What is being asked
Look through the data below and output, unchanged, every line from the one holding "Give me the matplotlib source for this chart." through the one holding "edgecolor='#eeeeee', linewidth=2))", inclusive. Skip the pictures.

[Entries with chart source code]
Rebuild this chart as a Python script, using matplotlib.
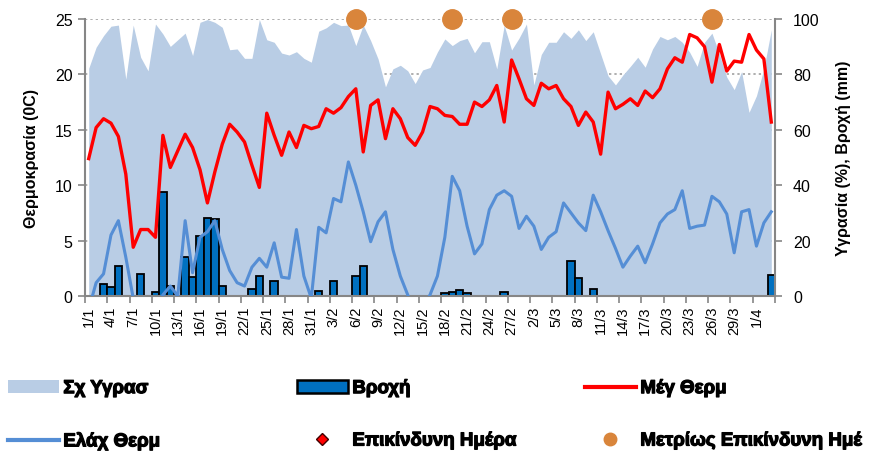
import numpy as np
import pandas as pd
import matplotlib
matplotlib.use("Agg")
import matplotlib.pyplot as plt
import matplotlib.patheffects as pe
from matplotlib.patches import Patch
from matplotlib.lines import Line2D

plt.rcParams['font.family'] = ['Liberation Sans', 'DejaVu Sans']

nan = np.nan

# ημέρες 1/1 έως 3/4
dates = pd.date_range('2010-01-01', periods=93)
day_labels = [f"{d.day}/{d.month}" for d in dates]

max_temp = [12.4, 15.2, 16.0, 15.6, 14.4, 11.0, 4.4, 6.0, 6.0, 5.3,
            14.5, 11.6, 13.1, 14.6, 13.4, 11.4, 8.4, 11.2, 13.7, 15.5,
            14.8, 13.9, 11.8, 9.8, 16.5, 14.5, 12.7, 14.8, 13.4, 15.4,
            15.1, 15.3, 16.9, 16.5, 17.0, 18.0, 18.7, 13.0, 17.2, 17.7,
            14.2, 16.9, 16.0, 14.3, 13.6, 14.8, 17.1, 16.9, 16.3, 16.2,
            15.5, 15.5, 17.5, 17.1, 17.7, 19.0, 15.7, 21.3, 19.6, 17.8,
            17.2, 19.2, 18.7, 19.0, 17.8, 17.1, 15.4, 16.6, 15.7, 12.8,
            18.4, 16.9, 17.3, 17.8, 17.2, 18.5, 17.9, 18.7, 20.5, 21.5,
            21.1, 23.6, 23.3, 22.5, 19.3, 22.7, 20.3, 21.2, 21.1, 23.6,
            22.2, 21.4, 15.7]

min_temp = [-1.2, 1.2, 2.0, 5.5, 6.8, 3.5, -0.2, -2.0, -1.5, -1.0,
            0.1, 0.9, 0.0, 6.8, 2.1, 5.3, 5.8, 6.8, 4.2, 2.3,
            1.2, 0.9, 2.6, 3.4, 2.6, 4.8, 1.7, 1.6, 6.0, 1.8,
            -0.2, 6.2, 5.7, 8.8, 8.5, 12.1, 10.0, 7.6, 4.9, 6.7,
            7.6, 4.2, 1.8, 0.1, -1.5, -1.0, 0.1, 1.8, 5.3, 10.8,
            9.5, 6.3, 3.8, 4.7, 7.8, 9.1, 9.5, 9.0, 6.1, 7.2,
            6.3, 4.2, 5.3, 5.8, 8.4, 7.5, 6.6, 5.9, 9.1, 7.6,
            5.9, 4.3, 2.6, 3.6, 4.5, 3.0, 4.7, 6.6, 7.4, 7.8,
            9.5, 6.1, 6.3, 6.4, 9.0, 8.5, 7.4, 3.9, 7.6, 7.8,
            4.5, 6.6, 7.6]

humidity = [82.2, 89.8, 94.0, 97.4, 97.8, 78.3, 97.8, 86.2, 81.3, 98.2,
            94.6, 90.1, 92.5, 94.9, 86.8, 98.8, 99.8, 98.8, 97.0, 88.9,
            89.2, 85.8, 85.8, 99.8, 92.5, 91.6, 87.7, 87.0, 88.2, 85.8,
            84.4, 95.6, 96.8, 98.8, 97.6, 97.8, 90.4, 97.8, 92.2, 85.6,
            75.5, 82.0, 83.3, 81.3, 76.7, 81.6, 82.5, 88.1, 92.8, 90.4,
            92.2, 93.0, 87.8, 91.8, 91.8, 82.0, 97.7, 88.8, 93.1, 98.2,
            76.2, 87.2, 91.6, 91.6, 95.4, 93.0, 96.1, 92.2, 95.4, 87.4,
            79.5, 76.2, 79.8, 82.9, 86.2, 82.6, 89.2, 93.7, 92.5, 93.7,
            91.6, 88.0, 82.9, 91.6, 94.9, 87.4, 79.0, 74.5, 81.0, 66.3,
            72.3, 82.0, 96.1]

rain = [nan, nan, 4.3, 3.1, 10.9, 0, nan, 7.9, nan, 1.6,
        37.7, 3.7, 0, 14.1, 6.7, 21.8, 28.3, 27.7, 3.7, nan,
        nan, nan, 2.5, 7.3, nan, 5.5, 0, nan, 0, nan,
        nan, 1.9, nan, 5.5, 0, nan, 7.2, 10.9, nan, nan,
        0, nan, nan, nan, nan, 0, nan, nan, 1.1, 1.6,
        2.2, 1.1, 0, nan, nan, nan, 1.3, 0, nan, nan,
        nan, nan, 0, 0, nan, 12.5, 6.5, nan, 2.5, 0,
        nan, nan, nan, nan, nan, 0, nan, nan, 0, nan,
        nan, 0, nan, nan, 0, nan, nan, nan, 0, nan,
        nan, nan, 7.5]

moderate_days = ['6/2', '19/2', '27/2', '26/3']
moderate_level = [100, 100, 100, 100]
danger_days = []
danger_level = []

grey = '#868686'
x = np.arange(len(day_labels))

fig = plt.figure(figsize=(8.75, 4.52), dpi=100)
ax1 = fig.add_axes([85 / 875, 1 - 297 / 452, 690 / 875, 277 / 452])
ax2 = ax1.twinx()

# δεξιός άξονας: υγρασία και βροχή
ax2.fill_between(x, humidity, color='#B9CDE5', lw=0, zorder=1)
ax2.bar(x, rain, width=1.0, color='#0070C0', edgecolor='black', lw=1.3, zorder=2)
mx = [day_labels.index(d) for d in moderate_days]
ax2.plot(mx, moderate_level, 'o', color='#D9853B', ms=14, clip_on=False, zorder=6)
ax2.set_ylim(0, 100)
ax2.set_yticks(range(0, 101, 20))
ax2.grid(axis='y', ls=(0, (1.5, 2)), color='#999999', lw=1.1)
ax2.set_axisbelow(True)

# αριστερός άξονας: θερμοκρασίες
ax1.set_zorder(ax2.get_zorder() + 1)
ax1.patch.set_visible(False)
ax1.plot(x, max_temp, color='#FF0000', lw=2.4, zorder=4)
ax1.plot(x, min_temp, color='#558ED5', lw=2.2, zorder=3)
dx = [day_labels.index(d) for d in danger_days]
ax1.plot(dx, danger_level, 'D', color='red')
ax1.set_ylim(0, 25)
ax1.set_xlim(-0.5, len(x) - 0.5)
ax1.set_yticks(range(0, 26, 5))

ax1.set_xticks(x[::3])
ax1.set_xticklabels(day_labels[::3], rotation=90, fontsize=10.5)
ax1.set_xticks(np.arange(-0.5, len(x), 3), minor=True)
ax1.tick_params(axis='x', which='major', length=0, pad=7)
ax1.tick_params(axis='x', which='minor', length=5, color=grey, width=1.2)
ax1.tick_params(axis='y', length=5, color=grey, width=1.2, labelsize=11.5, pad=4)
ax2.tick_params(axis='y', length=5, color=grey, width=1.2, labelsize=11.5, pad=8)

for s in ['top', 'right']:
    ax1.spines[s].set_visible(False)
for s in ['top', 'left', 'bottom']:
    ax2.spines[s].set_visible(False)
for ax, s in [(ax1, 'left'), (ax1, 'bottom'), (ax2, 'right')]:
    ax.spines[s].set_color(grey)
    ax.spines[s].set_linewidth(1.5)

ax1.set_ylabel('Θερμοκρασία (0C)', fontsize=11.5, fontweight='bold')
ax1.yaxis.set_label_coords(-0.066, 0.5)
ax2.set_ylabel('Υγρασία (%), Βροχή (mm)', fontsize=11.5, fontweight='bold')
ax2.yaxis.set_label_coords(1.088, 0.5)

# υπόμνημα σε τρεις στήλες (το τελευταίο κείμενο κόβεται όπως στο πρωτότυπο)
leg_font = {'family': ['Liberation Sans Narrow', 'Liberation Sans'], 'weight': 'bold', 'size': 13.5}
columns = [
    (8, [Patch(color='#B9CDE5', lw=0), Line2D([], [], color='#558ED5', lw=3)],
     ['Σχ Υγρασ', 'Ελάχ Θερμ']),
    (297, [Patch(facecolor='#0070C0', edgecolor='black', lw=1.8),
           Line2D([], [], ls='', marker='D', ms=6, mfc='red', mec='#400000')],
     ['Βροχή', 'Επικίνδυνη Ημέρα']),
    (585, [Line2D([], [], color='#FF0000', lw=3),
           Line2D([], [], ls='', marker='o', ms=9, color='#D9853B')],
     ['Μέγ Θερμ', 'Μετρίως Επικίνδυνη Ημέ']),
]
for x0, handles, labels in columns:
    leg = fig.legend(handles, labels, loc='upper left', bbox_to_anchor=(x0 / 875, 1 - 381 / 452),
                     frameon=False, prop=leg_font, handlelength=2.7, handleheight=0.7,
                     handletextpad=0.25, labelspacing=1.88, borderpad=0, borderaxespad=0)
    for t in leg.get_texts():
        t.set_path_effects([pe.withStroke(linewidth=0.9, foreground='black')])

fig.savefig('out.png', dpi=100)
...
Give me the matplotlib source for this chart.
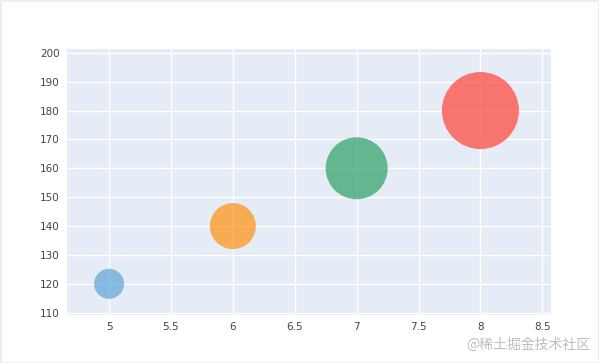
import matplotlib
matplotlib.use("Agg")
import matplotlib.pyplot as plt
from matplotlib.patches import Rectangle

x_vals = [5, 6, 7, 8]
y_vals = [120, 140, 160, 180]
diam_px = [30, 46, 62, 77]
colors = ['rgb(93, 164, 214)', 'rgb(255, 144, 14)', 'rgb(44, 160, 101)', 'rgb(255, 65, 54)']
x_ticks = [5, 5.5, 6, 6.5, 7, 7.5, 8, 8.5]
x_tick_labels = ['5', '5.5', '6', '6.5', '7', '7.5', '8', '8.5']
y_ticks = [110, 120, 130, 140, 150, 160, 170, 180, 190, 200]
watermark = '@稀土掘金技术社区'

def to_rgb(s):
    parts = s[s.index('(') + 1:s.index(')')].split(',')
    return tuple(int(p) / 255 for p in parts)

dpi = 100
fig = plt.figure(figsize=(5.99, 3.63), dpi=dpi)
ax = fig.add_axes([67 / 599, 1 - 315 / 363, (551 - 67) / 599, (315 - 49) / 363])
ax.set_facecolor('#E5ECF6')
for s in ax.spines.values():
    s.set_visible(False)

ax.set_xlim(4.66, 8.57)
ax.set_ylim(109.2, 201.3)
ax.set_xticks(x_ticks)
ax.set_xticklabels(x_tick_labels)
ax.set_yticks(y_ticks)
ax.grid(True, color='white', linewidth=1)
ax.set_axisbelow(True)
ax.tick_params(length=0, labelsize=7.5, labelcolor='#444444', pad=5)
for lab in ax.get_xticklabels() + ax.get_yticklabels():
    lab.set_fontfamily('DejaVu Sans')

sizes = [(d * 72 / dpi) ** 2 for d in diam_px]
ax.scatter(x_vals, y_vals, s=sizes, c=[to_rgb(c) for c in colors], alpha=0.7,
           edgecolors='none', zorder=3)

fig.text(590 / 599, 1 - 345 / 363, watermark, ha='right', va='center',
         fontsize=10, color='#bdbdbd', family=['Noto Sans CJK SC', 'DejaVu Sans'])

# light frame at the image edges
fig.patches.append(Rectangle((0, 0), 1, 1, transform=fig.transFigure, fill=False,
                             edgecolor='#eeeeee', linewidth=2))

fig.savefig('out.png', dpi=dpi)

Solved exercise
Give me the matplotlib source for this chart.
import matplotlib
matplotlib.use("Agg")
import matplotlib.pyplot as plt
from matplotlib.patches import Rectangle

x_vals = [5, 6, 7, 8]
y_vals = [120, 140, 160, 180]
diam_px = [30, 46, 62, 77]
colors = ['rgb(93, 164, 214)', 'rgb(255, 144, 14)', 'rgb(44, 160, 101)', 'rgb(255, 65, 54)']
x_ticks = [5, 5.5, 6, 6.5, 7, 7.5, 8, 8.5]
x_tick_labels = ['5', '5.5', '6', '6.5', '7', '7.5', '8', '8.5']
y_ticks = [110, 120, 130, 140, 150, 160, 170, 180, 190, 200]
watermark = '@稀土掘金技术社区'

def to_rgb(s):
    parts = s[s.index('(') + 1:s.index(')')].split(',')
    return tuple(int(p) / 255 for p in parts)

dpi = 100
fig = plt.figure(figsize=(5.99, 3.63), dpi=dpi)
ax = fig.add_axes([67 / 599, 1 - 315 / 363, (551 - 67) / 599, (315 - 49) / 363])
ax.set_facecolor('#E5ECF6')
for s in ax.spines.values():
    s.set_visible(False)

ax.set_xlim(4.66, 8.57)
ax.set_ylim(109.2, 201.3)
ax.set_xticks(x_ticks)
ax.set_xticklabels(x_tick_labels)
ax.set_yticks(y_ticks)
ax.grid(True, color='white', linewidth=1)
ax.set_axisbelow(True)
ax.tick_params(length=0, labelsize=7.5, labelcolor='#444444', pad=5)
for lab in ax.get_xticklabels() + ax.get_yticklabels():
    lab.set_fontfamily('DejaVu Sans')

sizes = [(d * 72 / dpi) ** 2 for d in diam_px]
ax.scatter(x_vals, y_vals, s=sizes, c=[to_rgb(c) for c in colors], alpha=0.7,
           edgecolors='none', zorder=3)

fig.text(590 / 599, 1 - 345 / 363, watermark, ha='right', va='center',
         fontsize=10, color='#bdbdbd', family=['Noto Sans CJK SC', 'DejaVu Sans'])

# light frame at the image edges
fig.patches.append(Rectangle((0, 0), 1, 1, transform=fig.transFigure, fill=False,
                             edgecolor='#eeeeee', linewidth=2))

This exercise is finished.